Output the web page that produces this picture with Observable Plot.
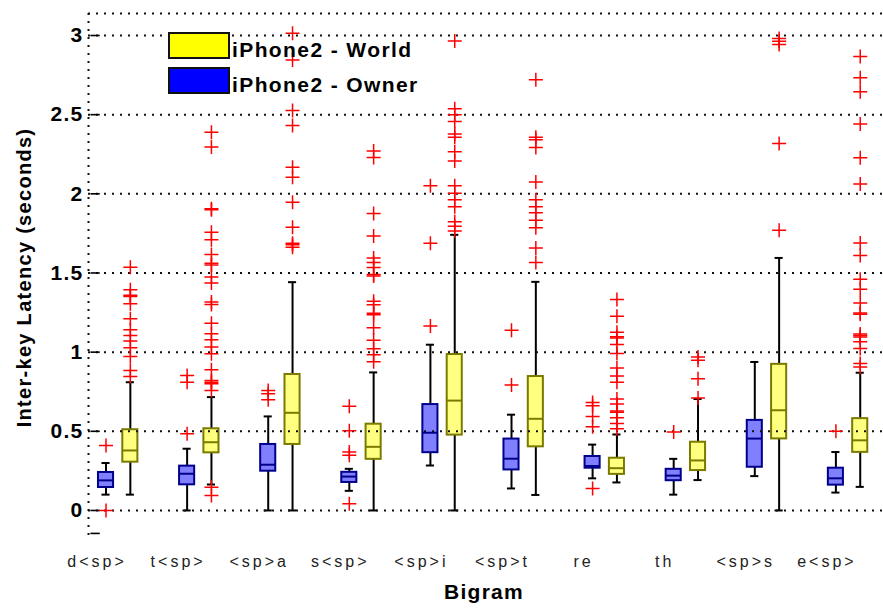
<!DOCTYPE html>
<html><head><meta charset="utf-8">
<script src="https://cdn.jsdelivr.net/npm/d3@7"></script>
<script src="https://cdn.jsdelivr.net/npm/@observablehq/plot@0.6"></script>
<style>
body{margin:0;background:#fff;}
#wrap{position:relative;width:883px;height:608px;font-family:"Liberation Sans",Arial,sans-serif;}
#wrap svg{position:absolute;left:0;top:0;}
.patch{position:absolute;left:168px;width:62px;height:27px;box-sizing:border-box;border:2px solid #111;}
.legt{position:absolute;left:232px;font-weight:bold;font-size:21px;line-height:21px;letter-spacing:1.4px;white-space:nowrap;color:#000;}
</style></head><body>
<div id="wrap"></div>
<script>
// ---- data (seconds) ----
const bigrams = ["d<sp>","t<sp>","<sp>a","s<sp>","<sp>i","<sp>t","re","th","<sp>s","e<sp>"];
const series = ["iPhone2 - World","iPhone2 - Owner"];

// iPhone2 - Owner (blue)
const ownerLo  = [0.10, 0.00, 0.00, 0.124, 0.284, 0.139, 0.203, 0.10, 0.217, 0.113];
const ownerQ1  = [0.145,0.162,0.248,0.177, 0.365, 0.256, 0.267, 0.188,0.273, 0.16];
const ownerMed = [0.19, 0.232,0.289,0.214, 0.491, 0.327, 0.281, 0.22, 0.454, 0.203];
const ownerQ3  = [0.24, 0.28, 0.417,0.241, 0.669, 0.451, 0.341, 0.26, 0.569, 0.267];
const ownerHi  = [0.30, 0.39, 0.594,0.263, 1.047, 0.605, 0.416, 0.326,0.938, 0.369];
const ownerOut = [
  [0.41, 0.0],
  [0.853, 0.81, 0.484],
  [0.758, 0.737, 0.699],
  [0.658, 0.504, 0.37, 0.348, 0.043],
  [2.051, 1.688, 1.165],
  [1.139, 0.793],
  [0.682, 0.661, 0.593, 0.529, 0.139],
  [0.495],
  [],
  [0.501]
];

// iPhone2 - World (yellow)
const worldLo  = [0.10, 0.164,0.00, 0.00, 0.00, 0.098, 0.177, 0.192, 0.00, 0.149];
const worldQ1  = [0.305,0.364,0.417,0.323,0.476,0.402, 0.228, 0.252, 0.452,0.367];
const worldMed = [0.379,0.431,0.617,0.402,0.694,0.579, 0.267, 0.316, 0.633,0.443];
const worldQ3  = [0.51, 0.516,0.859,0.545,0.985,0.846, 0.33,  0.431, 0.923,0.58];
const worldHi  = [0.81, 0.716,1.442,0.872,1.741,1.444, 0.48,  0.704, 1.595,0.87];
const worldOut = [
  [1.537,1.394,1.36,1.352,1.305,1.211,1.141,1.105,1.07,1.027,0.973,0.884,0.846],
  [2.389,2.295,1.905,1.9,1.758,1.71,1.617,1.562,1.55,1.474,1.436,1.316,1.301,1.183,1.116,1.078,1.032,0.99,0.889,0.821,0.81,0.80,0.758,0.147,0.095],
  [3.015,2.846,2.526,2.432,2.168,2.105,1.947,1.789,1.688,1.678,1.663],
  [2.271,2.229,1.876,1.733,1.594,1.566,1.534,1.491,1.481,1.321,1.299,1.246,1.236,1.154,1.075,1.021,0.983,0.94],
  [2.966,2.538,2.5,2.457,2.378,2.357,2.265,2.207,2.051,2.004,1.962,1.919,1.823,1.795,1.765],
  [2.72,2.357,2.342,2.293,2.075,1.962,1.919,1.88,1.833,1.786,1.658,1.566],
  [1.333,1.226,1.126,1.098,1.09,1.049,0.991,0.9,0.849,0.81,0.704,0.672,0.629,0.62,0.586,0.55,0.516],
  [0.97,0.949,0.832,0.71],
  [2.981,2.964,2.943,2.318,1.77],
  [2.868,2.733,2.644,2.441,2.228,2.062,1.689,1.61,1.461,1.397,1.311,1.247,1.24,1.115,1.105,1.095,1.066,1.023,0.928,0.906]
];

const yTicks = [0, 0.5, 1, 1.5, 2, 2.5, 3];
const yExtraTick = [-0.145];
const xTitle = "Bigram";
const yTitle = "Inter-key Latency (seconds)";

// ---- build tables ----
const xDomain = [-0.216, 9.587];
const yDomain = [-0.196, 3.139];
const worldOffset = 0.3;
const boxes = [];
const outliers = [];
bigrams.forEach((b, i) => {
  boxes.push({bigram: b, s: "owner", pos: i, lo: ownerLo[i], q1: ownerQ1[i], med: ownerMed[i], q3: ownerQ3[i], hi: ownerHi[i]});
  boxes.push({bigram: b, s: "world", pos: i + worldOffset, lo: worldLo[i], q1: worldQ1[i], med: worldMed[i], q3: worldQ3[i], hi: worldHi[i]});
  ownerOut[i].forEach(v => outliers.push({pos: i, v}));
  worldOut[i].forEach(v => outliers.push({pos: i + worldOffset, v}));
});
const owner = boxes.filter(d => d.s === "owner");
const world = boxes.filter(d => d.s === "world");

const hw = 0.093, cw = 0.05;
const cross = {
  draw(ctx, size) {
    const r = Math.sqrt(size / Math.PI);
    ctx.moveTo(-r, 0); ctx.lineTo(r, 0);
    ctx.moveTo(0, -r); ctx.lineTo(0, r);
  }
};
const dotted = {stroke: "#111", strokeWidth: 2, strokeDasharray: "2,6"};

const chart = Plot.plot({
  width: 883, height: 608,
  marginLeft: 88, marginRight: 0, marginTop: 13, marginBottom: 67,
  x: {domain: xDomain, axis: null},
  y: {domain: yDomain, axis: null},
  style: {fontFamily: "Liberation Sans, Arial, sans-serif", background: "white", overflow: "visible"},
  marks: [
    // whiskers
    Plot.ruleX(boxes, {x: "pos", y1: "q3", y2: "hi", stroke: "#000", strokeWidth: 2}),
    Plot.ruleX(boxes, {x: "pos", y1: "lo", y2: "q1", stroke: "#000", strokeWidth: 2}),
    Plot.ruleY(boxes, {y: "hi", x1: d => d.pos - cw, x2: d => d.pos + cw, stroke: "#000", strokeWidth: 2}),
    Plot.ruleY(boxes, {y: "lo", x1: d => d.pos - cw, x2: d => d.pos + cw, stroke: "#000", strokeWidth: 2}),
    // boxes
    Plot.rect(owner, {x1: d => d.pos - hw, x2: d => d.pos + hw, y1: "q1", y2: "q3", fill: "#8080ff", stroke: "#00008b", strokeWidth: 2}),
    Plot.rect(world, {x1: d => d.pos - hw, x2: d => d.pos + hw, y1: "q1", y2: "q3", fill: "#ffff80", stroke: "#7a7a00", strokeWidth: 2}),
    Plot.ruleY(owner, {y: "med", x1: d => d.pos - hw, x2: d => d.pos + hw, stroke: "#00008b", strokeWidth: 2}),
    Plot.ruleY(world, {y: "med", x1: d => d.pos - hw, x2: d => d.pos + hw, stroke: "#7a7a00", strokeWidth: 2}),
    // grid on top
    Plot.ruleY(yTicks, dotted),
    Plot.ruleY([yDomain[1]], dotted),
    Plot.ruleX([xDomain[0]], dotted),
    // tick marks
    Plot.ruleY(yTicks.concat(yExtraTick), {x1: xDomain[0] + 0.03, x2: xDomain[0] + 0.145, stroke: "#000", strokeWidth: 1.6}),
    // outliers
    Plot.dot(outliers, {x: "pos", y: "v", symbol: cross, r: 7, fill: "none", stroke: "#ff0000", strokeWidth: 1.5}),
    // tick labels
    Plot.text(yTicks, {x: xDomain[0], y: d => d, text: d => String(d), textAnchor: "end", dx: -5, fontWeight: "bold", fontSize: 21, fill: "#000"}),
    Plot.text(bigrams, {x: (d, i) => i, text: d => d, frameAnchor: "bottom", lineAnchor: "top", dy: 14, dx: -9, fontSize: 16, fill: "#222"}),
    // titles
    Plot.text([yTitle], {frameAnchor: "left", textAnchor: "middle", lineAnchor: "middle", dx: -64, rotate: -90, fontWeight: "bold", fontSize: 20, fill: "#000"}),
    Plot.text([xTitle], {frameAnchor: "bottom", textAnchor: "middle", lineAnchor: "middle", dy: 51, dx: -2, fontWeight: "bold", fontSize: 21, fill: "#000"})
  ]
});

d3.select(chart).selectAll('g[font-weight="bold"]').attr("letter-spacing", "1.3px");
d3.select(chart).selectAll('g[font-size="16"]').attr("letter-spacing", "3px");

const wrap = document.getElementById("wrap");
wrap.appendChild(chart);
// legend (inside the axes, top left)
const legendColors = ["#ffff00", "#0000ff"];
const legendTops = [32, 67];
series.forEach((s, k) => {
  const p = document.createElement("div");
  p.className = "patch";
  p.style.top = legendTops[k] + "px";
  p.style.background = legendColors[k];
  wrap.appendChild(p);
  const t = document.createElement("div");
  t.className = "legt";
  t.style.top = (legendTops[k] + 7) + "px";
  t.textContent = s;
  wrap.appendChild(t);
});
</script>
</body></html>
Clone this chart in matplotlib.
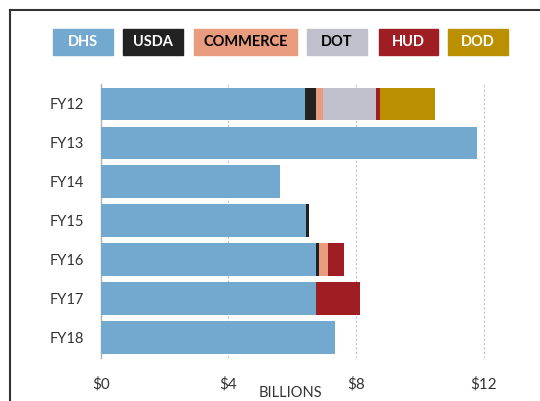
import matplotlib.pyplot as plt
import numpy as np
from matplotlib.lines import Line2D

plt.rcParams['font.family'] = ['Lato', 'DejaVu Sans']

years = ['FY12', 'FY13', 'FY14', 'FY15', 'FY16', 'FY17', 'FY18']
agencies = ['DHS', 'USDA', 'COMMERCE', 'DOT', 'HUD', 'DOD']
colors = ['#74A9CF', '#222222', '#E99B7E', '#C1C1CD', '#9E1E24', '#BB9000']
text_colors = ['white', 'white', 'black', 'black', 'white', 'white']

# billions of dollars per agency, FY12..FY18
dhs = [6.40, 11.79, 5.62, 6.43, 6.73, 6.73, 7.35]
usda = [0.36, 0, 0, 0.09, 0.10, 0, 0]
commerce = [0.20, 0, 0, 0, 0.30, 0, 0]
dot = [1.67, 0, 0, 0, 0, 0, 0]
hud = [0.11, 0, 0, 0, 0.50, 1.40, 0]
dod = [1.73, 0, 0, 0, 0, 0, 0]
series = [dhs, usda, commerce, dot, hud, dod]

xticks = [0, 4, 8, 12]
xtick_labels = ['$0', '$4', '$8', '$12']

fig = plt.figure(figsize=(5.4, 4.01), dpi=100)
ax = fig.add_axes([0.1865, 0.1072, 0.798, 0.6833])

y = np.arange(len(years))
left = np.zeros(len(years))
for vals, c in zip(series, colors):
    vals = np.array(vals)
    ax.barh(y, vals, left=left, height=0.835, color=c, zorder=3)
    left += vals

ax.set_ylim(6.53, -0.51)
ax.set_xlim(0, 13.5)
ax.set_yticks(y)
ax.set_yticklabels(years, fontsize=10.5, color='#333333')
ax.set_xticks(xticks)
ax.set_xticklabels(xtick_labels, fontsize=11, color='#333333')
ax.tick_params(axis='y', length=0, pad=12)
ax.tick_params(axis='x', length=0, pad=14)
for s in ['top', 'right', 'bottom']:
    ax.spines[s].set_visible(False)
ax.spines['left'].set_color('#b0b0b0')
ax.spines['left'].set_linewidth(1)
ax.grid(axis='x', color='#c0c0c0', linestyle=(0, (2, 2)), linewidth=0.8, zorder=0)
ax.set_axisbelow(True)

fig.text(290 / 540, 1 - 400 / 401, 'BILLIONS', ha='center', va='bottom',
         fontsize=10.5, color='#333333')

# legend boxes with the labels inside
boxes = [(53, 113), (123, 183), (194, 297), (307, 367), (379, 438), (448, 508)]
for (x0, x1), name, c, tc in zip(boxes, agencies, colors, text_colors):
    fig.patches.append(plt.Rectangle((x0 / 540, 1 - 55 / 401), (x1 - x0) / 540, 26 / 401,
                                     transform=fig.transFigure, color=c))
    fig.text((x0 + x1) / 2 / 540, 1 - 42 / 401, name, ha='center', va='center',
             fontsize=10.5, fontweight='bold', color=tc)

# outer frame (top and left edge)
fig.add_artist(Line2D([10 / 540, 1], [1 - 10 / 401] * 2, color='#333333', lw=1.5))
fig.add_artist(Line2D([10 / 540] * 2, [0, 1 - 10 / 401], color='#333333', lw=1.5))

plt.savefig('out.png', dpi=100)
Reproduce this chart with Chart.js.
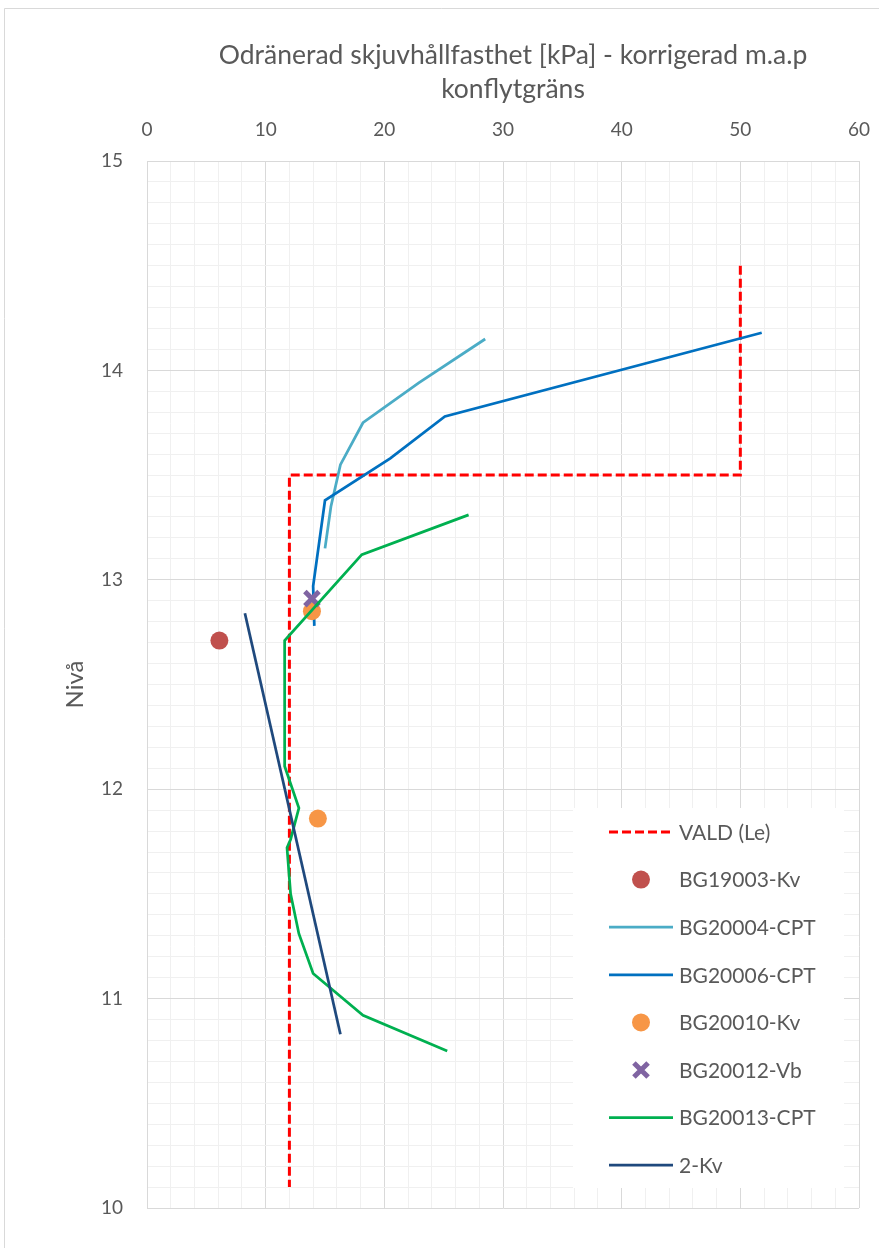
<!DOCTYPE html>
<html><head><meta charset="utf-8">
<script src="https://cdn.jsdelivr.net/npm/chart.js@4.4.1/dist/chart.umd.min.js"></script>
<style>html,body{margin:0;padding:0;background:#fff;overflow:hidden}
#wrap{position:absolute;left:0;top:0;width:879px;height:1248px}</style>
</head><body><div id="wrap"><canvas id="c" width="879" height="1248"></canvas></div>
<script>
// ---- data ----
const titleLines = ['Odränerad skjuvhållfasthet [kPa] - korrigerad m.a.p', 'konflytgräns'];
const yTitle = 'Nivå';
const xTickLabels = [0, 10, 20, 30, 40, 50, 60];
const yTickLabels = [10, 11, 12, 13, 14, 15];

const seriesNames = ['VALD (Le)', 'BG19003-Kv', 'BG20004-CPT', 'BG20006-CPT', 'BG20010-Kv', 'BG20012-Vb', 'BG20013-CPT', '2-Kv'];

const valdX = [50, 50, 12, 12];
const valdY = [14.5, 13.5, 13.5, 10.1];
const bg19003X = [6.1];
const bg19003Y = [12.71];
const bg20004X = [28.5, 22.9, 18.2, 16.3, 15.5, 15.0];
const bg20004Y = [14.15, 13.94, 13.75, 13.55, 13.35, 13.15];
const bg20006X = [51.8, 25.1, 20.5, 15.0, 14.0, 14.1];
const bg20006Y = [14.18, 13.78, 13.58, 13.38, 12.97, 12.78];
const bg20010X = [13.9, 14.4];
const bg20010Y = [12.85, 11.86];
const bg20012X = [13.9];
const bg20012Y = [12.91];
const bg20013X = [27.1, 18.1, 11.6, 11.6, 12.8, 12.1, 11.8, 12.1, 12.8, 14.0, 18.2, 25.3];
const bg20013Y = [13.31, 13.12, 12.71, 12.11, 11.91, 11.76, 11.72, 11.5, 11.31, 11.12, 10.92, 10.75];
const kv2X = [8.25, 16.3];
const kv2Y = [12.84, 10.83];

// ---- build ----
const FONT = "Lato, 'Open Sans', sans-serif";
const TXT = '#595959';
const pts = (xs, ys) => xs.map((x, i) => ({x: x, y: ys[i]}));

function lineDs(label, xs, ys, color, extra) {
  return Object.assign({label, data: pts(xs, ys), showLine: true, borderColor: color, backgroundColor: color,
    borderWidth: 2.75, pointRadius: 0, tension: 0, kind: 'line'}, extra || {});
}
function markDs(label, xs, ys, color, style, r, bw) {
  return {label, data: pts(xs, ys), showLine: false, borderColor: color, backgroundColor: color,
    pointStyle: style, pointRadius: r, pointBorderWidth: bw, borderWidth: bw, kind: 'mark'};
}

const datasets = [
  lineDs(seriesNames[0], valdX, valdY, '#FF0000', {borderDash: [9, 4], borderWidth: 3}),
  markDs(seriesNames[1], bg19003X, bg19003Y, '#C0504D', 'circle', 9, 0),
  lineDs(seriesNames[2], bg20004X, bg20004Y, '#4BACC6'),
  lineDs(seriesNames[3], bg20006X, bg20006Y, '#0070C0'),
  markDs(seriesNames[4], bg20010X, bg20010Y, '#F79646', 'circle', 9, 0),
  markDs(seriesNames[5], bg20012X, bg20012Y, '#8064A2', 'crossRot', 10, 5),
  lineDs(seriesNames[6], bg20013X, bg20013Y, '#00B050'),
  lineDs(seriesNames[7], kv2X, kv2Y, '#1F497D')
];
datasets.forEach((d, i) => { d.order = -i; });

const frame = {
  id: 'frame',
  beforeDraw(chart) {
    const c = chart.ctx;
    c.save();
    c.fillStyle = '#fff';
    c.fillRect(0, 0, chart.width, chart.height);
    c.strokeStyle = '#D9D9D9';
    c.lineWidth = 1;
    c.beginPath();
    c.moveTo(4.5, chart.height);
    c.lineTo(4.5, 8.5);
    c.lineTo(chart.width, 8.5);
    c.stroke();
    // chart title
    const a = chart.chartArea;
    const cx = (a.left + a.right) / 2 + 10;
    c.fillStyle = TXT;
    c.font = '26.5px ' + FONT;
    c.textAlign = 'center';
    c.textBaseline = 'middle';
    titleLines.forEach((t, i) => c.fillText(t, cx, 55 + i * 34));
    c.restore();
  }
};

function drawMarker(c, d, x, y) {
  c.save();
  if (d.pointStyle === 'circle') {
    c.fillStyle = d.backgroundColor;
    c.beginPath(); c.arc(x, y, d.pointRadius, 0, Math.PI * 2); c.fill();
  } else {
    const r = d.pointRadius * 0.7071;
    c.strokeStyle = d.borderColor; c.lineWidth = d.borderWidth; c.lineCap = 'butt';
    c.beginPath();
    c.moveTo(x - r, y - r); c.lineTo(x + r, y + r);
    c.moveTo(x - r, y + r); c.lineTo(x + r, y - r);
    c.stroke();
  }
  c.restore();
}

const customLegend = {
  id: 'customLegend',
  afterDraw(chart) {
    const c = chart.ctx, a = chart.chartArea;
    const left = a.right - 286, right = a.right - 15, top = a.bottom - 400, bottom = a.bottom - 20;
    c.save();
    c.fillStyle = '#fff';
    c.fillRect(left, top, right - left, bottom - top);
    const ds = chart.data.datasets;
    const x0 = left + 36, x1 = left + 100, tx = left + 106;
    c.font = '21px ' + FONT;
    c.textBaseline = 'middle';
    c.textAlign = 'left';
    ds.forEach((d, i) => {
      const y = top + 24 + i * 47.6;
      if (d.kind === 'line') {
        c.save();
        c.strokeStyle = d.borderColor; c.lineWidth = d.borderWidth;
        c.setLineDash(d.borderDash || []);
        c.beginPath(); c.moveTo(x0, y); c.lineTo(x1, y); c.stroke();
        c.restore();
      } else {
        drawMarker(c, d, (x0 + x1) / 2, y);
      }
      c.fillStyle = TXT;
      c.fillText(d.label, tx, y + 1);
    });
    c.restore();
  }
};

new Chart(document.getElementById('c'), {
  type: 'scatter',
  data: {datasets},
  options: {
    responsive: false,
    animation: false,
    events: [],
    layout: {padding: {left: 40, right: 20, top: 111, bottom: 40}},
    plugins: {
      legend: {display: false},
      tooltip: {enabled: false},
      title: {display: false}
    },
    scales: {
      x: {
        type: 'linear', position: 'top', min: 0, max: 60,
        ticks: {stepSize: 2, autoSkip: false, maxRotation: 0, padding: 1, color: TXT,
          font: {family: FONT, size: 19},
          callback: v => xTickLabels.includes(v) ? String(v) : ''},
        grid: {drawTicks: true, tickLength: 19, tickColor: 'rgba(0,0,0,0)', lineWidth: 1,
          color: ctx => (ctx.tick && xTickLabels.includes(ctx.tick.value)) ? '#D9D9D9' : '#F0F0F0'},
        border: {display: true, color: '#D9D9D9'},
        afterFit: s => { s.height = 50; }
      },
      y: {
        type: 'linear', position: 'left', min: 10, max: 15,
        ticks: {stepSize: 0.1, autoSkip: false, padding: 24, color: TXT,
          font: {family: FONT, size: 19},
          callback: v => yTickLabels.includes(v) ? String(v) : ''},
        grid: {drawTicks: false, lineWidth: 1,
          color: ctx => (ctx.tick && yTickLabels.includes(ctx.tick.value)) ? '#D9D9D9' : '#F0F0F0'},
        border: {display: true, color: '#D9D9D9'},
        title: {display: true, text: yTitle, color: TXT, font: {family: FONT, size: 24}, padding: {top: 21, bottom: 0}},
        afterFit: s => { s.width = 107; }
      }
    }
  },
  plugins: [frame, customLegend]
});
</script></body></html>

> To be done: Keep only the lines that hold the string "matplotlib", and copy them out.

> Response to this task:
Clone this chart in matplotlib.
import matplotlib.pyplot as plt
from matplotlib.lines import Line2D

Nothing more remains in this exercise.